## RAW DATA
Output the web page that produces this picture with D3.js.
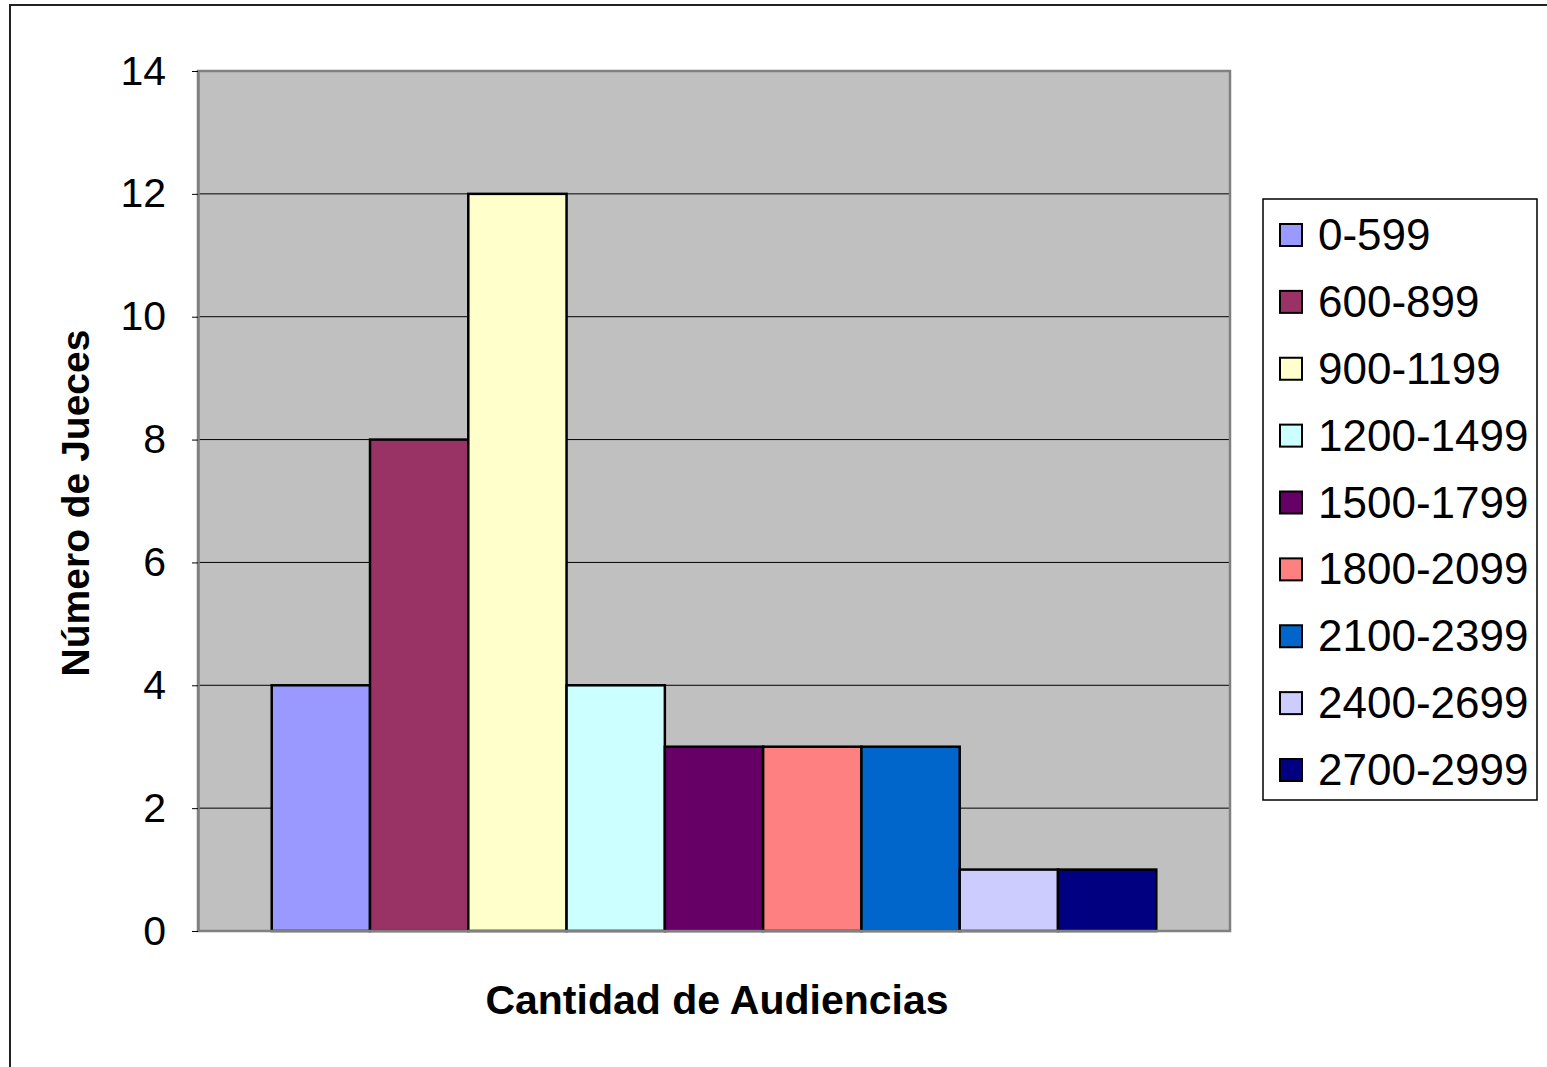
<!DOCTYPE html>
<html>
<head>
<meta charset="utf-8">
<script src="https://cdn.jsdelivr.net/npm/d3@7"></script>
<style>
  body { margin: 0; background: #fff; }
  svg { display: block; font-family: Arial, "Liberation Sans", sans-serif; }
</style>
</head>
<body>
<div class="chart"></div>
<script>
// data
const ranges = ['0-599', '600-899', '900-1199', '1200-1499', '1500-1799',
                '1800-2099', '2100-2399', '2400-2699', '2700-2999'];
const jueces = [4, 8, 12, 4, 3, 3, 3, 1, 1];
const colors = ['#9999FF', '#993366', '#FFFFCC', '#CCFFFF', '#660066',
                '#FF8080', '#0066CC', '#CCCCFF', '#000080'];
const yTicks = [0, 2, 4, 6, 8, 10, 12, 14];

const W = 1547, H = 1067;
const margin = { top: 71, left: 198 };
const width = 1230 - 198;
const height = 931 - 71;

const svg = d3.select('.chart').append('svg')
  .attr('width', W).attr('height', H);

// outer chart frame
svg.append('rect')
  .attr('x', 10).attr('y', 5)
  .attr('width', W + 20).attr('height', H + 20)
  .attr('fill', '#fff')
  .attr('stroke', '#222').attr('stroke-width', 2);

const g = svg.append('g').attr('transform', `translate(${margin.left},${margin.top})`);

// scales - gap width 150% like excel
const x = d3.scaleBand().domain(ranges).range([0, width]).paddingInner(0).paddingOuter(0.75);
const y = d3.scaleLinear().domain([0, 14]).range([height, 0]);

// plot area
g.append('rect')
  .attr('width', width).attr('height', height)
  .attr('fill', '#C0C0C0');

// gridlines
g.append('g')
  .selectAll('line')
  .data(yTicks.filter(d => d > 0 && d < 14))
  .join('line')
  .attr('x1', 0).attr('x2', width)
  .attr('y1', d => y(d)).attr('y2', d => y(d))
  .attr('stroke', '#000').attr('stroke-width', 1);

// bars
g.selectAll('.bar')
  .data(jueces)
  .join('rect')
  .attr('class', 'bar')
  .attr('x', (d, i) => x(ranges[i]))
  .attr('y', d => y(d))
  .attr('width', x.bandwidth())
  .attr('height', d => y(0) - y(d))
  .attr('fill', (d, i) => colors[i])
  .attr('stroke', '#000').attr('stroke-width', 2.5);

// plot border
g.append('rect')
  .attr('width', width).attr('height', height)
  .attr('fill', 'none')
  .attr('stroke', '#808080').attr('stroke-width', 2.5);

// y axis
const yAxis = d3.axisLeft(y).tickValues(yTicks).tickSizeInner(6).tickSizeOuter(0).tickPadding(26);
const yAxisDraw = g.append('g').call(yAxis);
yAxisDraw.select('.domain').attr('stroke', '#808080').attr('stroke-width', 2.5);
yAxisDraw.selectAll('.tick line').attr('stroke', '#000');
yAxisDraw.selectAll('text')
  .attr('font-size', 41).attr('fill', '#000')
  .attr('font-family', 'Arial, "Liberation Sans", sans-serif');

// axis titles
svg.append('text')
  .attr('transform', 'translate(89,503) rotate(-90)')
  .attr('text-anchor', 'middle')
  .attr('font-size', 39).attr('font-weight', 'bold')
  .text('Número de Jueces');

svg.append('text')
  .attr('x', 717).attr('y', 1014)
  .attr('text-anchor', 'middle')
  .attr('font-size', 41).attr('font-weight', 'bold')
  .text('Cantidad de Audiencias');

// legend
const legend = svg.append('g').attr('transform', 'translate(1263,199)');
legend.append('rect')
  .attr('width', 274).attr('height', 601)
  .attr('fill', '#fff').attr('stroke', '#000').attr('stroke-width', 1.5);

const rowY = d3.scalePoint().domain(ranges).range([36, 571]);
const items = legend.selectAll('.item')
  .data(ranges)
  .join('g')
  .attr('class', 'item')
  .attr('transform', d => `translate(0,${rowY(d)})`);

items.append('rect')
  .attr('x', 17).attr('y', -11)
  .attr('width', 22).attr('height', 22)
  .attr('fill', (d, i) => colors[i])
  .attr('stroke', '#000').attr('stroke-width', 2);

items.append('text')
  .attr('x', 55).attr('y', 15)
  .attr('font-size', 44)
  .text(d => d);
</script>
</body>
</html>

## TASK INSTRUCTIONS
Restate the material word for word from its first line through the line containing "const height = 931 - 71;", both included; the pictures do not belong in it.

## WRITTEN RESPONSE
Output the web page that produces this picture with D3.js.
<!DOCTYPE html>
<html>
<head>
<meta charset="utf-8">
<script src="https://cdn.jsdelivr.net/npm/d3@7"></script>
<style>
  body { margin: 0; background: #fff; }
  svg { display: block; font-family: Arial, "Liberation Sans", sans-serif; }
</style>
</head>
<body>
<div class="chart"></div>
<script>
// data
const ranges = ['0-599', '600-899', '900-1199', '1200-1499', '1500-1799',
                '1800-2099', '2100-2399', '2400-2699', '2700-2999'];
const jueces = [4, 8, 12, 4, 3, 3, 3, 1, 1];
const colors = ['#9999FF', '#993366', '#FFFFCC', '#CCFFFF', '#660066',
                '#FF8080', '#0066CC', '#CCCCFF', '#000080'];
const yTicks = [0, 2, 4, 6, 8, 10, 12, 14];

const W = 1547, H = 1067;
const margin = { top: 71, left: 198 };
const width = 1230 - 198;
const height = 931 - 71;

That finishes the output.